Mis fiestas caravaqueñas
Me tengo que remontar a más de medio siglo, en la década de los 50, cuando la infancia despierta la imaginación que trueca en real todo sueño. La cosa empezó con el noviazgo del hermano de un cuñado mío. Se le ocurrió llevarme, en bicicleta, a ver a su novia caravaqueña. Con las carantoñas de la amada se le olvidó regresarme a casa, y hubo mi familia de ir en coche a recogerme antes de que mi padre se enterara del atraso de su pequeño varón.
Eso de ir a Caravaca me resultaba atractivo. Una vez, en complicidad con un amigo, cogí la Montesa de mi primo Asensio, cuya llave de contacto improvisamos chafando con dura piedra un clavo de los de herrar las caballerías, y hacia la ciudad vecina nos dirigimos. Eso sí, la carretera sin asfaltar. Apenas había circulación rodada. Tampoco guardias de tráfico.
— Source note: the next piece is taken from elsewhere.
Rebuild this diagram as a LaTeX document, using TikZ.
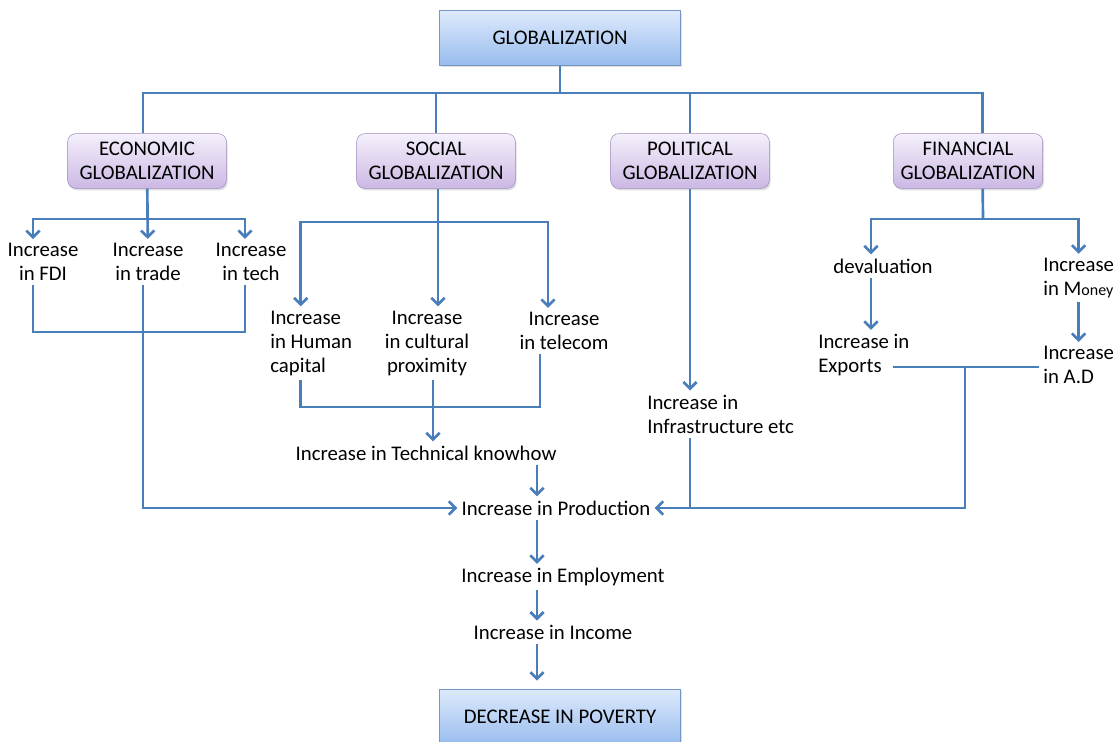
\documentclass[tikz,border=0pt]{standalone}
\usepackage{fontspec}
\setmainfont{Carlito}
\usetikzlibrary{arrows.meta,shadows}

\definecolor{linkblue}{RGB}{74,126,187}
\definecolor{maintop}{RGB}{222,234,252}
\definecolor{mainbot}{RGB}{152,188,238}
\definecolor{mainedge}{RGB}{118,150,200}
\definecolor{kindtop}{RGB}{245,240,251}
\definecolor{kindbot}{RGB}{203,184,228}
\definecolor{kindedge}{RGB}{160,140,190}

\begin{document}
\begin{tikzpicture}[x=0.75pt,y=-0.75pt,
    font=\fontsize{15.6}{18}\selectfont,
    line/.style={draw=linkblue,line width=2pt},
    arr/.style={line,-{Straight Barb[length=5pt,width=10pt]}},
    txt/.style={inner sep=3pt,align=center},
    mainbox/.style={draw=mainedge,top color=maintop,bottom color=mainbot,minimum width=181pt,minimum height=41pt,
        drop shadow={opacity=0.25,shadow xshift=1pt,shadow yshift=-1.5pt}},
    kindbox/.style={draw=kindedge,rounded corners=6pt,top color=kindtop,bottom color=kindbot,align=center,
        minimum width=119pt,minimum height=41pt,inner sep=2pt,
        drop shadow={opacity=0.25,shadow xshift=1pt,shadow yshift=-1.5pt}}]
\path[use as bounding box,fill=white] (0,0) rectangle (1113,742);

\node[mainbox] (glob) at (560,38) {GLOBALIZATION};
\node[kindbox] (eco) at (147,161) {ECONOMIC\\GLOBALIZATION};
\node[kindbox] (soc) at (436,161) {SOCIAL\\GLOBALIZATION};
\node[kindbox] (pol) at (690,161) {POLITICAL\\GLOBALIZATION};
\node[kindbox,minimum width=112pt] (fin) at (968,161) {FINANCIAL\\GLOBALIZATION};

\node[txt] (fdi) at (43,262) {Increase\\in FDI};
\node[txt] (trade) at (148,262) {Increase\\in trade};
\node[txt] (tech) at (251,262) {Increase\\in tech};
\node[txt,align=left,anchor=west] (human) at (266,343) {Increase\\in Human\\capital};
\node[txt] (cult) at (427,343) {Increase\\in cultural\\proximity};
\node[txt] (tele) at (564,331) {Increase\\in telecom};
\node[txt] (know) at (426,453) {Increase in Technical knowhow};
\node[txt,align=left,anchor=west] (infra) at (643,414) {Increase in\\Infrastructure etc};
\node[txt] (deval) at (883,266) {devaluation};
\node[txt,align=left,anchor=west] (money) at (1039,278) {Increase\\in M{\fontsize{12}{14}\selectfont oney}};
\node[txt,align=left,anchor=west] (exp) at (814,355) {Increase in\\Exports};
\node[txt,align=left,anchor=west] (ad) at (1039,365) {Increase\\in A.D};
\node[txt] (prod) at (556,508) {Increase in Production};
\node[txt] (emp) at (563,577) {Increase in Employment};
\node[txt] (inc) at (553,632) {Increase in Income};
\node[mainbox,minimum height=42pt] (pov) at (560,717) {DECREASE IN POVERTY};

\coordinate (gj) at (560,93);
\draw[line] (glob) -- (gj);
\draw[line] ([xshift=-3pt]eco.north) |- (gj) -| ([xshift=11pt]fin.north);
\draw[line] (soc.north) -- (soc.north |- gj);
\draw[line] (pol.north) -- (pol.north |- gj);

\coordinate (ej) at (147,219);
\coordinate (eb) at (147,332);
\draw[arr] (eco) -- (trade);
\draw[arr] (ej) -| ([xshift=-7.5pt]fdi.north);
\draw[arr] (ej) -| ([xshift=-4.5pt]tech.north);
\draw[line] ([xshift=-7.5pt]fdi.south) |- (eb) -| ([xshift=-4.5pt]tech.south);
\draw[arr] ([xshift=-3.75pt]trade.south) |- (prod.west);

\coordinate (sj) at (438,222);
\coordinate (sb) at (433,407);
\draw[arr] (soc.south -| sj) -- (sj |- cult.north);
\draw[arr] (sj) -| ([xshift=26pt]human.north west);
\draw[arr] (sj) -| ([xshift=-12pt]tele.north);
\draw[line] ([xshift=26pt]human.south west) |- (sb) -| ([xshift=-18pt]tele.south);
\draw[arr] (cult.south -| sb) -- (know.north -| sb);

\coordinate (sp) at (537,0);
\draw[arr] (know.south -| sp) -- (prod.north -| sp);
\draw[arr] (prod.south -| sp) -- (emp.north -| sp);
\draw[arr] (emp.south -| sp) -- (inc.north -| sp);
\draw[arr,shorten >=6pt] (inc.south -| sp) -- (pov.north -| sp);

\draw[arr] (pol) -- (pol |- infra.north);
\draw[line] (infra.south -| pol) -- (prod.east -| pol);

\coordinate (fj) at (983,219);
\coordinate (xl) at (893,367);
\coordinate (xj) at (965,367);
\draw[line] ([xshift=11pt]fin.south) -- (fj);
\draw[arr] (fj) -| ([xshift=-9pt]deval.north);
\draw[arr] (fj) -| (money.north);
\draw[arr] ([xshift=-9pt]deval.south) -- ([xshift=-9pt]deval.south |- exp.north);
\draw[arr] (money.south) -- (money.south |- ad.north);
\draw[line] (xl) -- (xl -| ad.west);
\draw[arr] (xj) |- (prod.east);
\end{tikzpicture}
\end{document}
Entonces, vigilaban nuestras carreteras una sección motorizada de la que se llamaba Policía Armada, que vestían de gris.
Más tarde, pero en la misma década de los 50, vine a Caravaca con la Escolanía del Colegio Seráfico. Veníamos a cantar la Misa Solemne del Día de la Santísima y Vera Cruz. Vine cinco años consecutivos. A los seráficos nos daban de desayunar en la cafetería de la Plaza del Arco. El chocolate era delicioso. No es por nada, pero ¡qué bien cantábamos los seráficos de Cehegín! La Misa en el Salvador era siempre pontifical, presidida por el señor Obispo, a la sazón, monseñor Sanahúja y Marcé. Sé que llegó a comentar que habría que pagar por escuchar tan brillantes voces.
Después he venido a las Fiestas más mayorcito, invitado por mis cuñados caravaqueños. Tener tres hermanas casadas con hombres de aquí te da cierta carta de ciudadanía, aparte de que jamás me he sentido extraño en esta capital del noroeste murciano. No sé si será por aquellos recuerdos atávicos de mi infancia, pero, estando viviendo en Madrid, me venía a Caravaca a hacer los cambios de aceite y demás revisiones del coche. Juan Antonio y Pablo, de la Nissan, pueden dar fe.
Ahora he vuelto a participar de las Fiestas de Caravaca también con la música. Cantar la Misa del día 1 en la explanada del Castillo, o la del día 3 en la Iglesia del Salvador, cierra en mi existencia un círculo vital de inefable definición.